Wednesday, 30 May 2007

online educa

Writing for most part of the day. Hopefully my workshop and/or presenation proposals for online educa Berlin and online educa Moscow will be accepted.
One theme was vlogging/vodcasting and the other main topic was activating the brain of the eLearner with psychological tricks.

Friday, 25 May 2007

architecture rules


This is where I work. It is a really nice place...

Monday, 21 May 2007

guidelines for audio content

There is nothing easy about making a presentation using your voice and some slides. You need to be able to keep the learner interested whith nothing but your voice. This demands a good preparation and someone who dares to be clear in how to enhance the overall quality.

After a lot of experiences, we came up with a few guidelines on audio:

Script! Unless you are a natural breath taking speaker, put everything you want to say on paper;
Audio and text should complement each other. Do not allow audio to interfere with reading from the text and vice versa, otherwise it is like watching a karaoke.

What to think of when you speak:

• be natural and keep breathing;
• use the complete scale of your voice to avoid monotony. Use high and low tones, emphasize important words (you can highlight them in the script/text you are reading)
• Visualize what you are saying; it makes you sound more interesting.
• Use style, vocabulary and tone appropriate to the learner’s target population.
• Use short sentences.
• Read the script out loud and listen to how it sounds, edit the parts that do not sound right.
• Keep your language simple, use the active voice, and be direct. Direct I tell you!
• define all unfamiliar terms or words or provide a syllabus in which the learner can find it.
• make logical transitions. And to be sure they are logical: ask colleagues
.
• Provide a corresponding visual for every piece of narration.
• keep your audio short and to the point. Avoid extended narration.
• If you are speaking to an international audience, you might consider speakers with a different English dialect. It is more compelling to the students from those regions as well. Of course, it needs to stay clearly pronounced.
• keep the human/humour in. If you misspeak something, rectify it in a natural voice (“Aaah, that was wrong, let me rephrase this part…”) the fact that you make a mistake, gets the learner’s attention as well.

KISS, keep the audio script short and simple. Break it into little parts whenever it is relevant and possible. Insert instructional activities to keep the students active and motivated


If you know any other guidelines, please let me know.

Wednesday, 16 May 2007

eLearning always begins in a small place

Let us be honest. Any pioneer of new technology always gets put in the back of a building, or at the end of a corridor. And eLearning is a new - ahum - educational evolution and so this blog starts ... in the back of ITM.

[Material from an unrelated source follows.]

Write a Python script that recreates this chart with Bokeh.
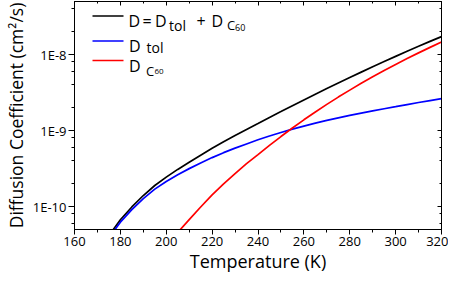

As is always the case with any new evolution, the winds of change will have to blow fiercely to get all doubts and cynicism out of the skeptic’s minds. There are those who like change and those who like to be sure that the proposed change will be beneficiary. Skeptics’ are needed, but we all know that creative enthusiasts pave the streets of evolution :-)

Yes, I am - and will always be - a fierce promoter of new technologies and change and so I am very happy to be working in one of the worlds most renowned Institutes. Lets see what it takes to design e-courses on tropical health and get those e-courses accessible even in low resource areas.